Vanessa Valdés, Ph.D. and associate professor of Spanish and Portuguese at City College-CUNY, visited Manhattan College to deliver a lecture about Cuban women’s writing, titled “El amor, la Revolución, y la sobrevivencia: una conversación sobre las obras de Nancy Morejón y Daína Chaviano.” Translated, her lecture is called “Love, Revolution, and Survival: A Conversation about the Literary Work of Nancy Morejón and Daína Chaviano.”
Valdés specializes in comparative studies of the literatures of the Americas, particularly Afro-Hispanic, African-American, Spanish Caribbean and U.S. Latina and Latino literatures. Because of her vast knowledge in these particular topics, the department of modern languages and literatures invited her to campus to discuss spirituality and the representation of African religions, particularly the santería tradition.
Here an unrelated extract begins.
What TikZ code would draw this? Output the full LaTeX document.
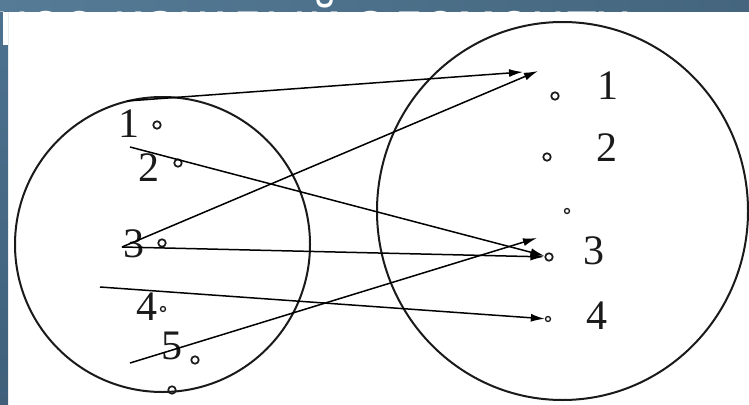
\documentclass[tikz,border=0pt]{standalone}
\usepackage{fontspec}
\setmainfont{Liberation Serif}
\newfontfamily\titlefont{DejaVu Sans}
\usetikzlibrary{arrows.meta,shapes.geometric}
\definecolor{bandL}{HTML}{557B96}
\definecolor{bandR}{HTML}{44657D}
\definecolor{stripT}{HTML}{4C7290}
\definecolor{stripM}{HTML}{6A9BBD}
\definecolor{stripB}{HTML}{40607A}
\definecolor{ink}{HTML}{1A1A1A}
\begin{document}
\begin{tikzpicture}[x=1pt,y=-1pt,
  setline/.style={draw=ink,line width=2pt,inner sep=0pt},
  dot/.style={circle,draw=ink,line width=1.7pt,minimum size=7.5pt,inner sep=0pt},
  sdot/.style={circle,draw=ink,line width=1.3pt,minimum size=5pt,inner sep=0pt},
  num/.style={font=\fontsize{42}{42}\selectfont,text=ink,inner sep=0pt},
  map/.style={-{Latex[length=14pt,width=8pt]},draw=black,line width=1.5pt}]
\useasboundingbox (0,0) rectangle (749,404);
\fill[white] (0,0) rectangle (749,404);
% slide background
\shade[left color=bandL,right color=bandR] (0,0) rectangle (749,12);
\shade[top color=stripT,middle color=stripM,bottom color=stripB] (0,12) rectangle (8,404);
\fill[white] (3,12) rectangle (8,45);
\begin{scope}
  \clip (0,0) rectangle (749,12);
  \node[anchor=base west,text=white,inner sep=0pt,
        font=\titlefont\fontsize{54}{54}\selectfont] (title) at (-6,41.5) {ное каждый элементу};
\end{scope}
% sets
\node[setline,circle,minimum size=295pt] (A) at (162.5,244.5) {};
\node[setline,ellipse,minimum width=371pt,minimum height=378pt] (B) at (562.5,211) {};
% left elements
\node[dot] (L1) at (157,125) {};
\node[dot] (L2) at (178,163) {};
\node[dot] (L3) at (162,243) {};
\node[sdot] (L4) at (163,309) {};
\node[dot] (L5) at (195,360) {};
\node[dot] (L6) at (172,390) {};
\node[num] (l1) at (129,124) {1};
\node[num] (l2) at (149,168) {2};
\node[num] (l3) at (134,244) {3};
\node[num] (l4) at (147,307) {4};
\node[num] (l5) at (172,346) {5};
% right elements
\node[dot] (R1) at (555,96) {};
\node[dot] (R2) at (547,157) {};
\node[sdot] (Rm) at (567,211) {};
\node[dot] (R3) at (549,257) {};
\node[sdot] (R4) at (548,319) {};
\node[num] (r1) at (608,86) {1};
\node[num] (r2) at (607,148) {2};
\node[num] (r3) at (594,251) {3};
\node[num] (r4) at (597,316) {4};
% connector ends
\coordinate (s1) at (127,101);
\coordinate (s2) at (130,147);
\coordinate (s3) at (122,247);
\coordinate (s4) at (100,287);
\coordinate (s5) at (130,363);
\coordinate (t1a) at (523,72);
\coordinate (t1b) at (538,71);
\coordinate (t3b) at (537,238);
% mappings
\draw[map] (s1) -- (t1a);
\draw[map] (s3) -- (t1b);
\draw[map] (s3) -- (R3);
\draw[map] (s2) -- (R3);
\draw[map] (s4) -- (R4);
\draw[map] (s5) -- (t3b);
\end{tikzpicture}
\end{document}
She is also the author of the book “Oshun’s Daughters: The Search for Womanhood in the Americas,” a book “that paves new ground in African diaspora studies and women’s studies,” as Evelyn Scaramella, Ph.D. and assistant professor of Spanish, said.
For Scaramella, Valdés’s visit to campus was “an opportunity for our students to deepen their understanding of topics in Cuban and Caribbean literature” and “an opportunity outside the classroom setting, for our Spanish majors and minors, to hear Spanish spoken in scholarly contexts” as the whole talk was given in Spanish.
One of the key moments of the lecture was when students had the opportunity to have a conversation with Valdés in Spanish.
Unlike the typical lecture on campus, it was conducted entirely in Spanish. Students also asked Valdes questions in Spanish at the conclusion of her presentation.
“Dr. Valdés did a lovely job interacting with our students during the lecture,” Scaramella said. “She not only asked questions to them but she invited student readers to recite the literature passages she was discussing.”
Kaitlyn Clarke, a Spanish and international studies major, was one of the students who attended the discussion.
“It was very interesting how she brought in the Caribbean religion aspect to it because that’s important for my minor in Latin America Studies and it also relates to a Religion class I will be taking next semester,” Clarke said.
“I greatly enjoyed my time on Manhattan College’s beautiful campus,” Valdes said. “I grew up nearby, on Mosholu Parkway, and yet had never visited the school. I appreciated the opportunity to share my research with students and faculty [at MC].”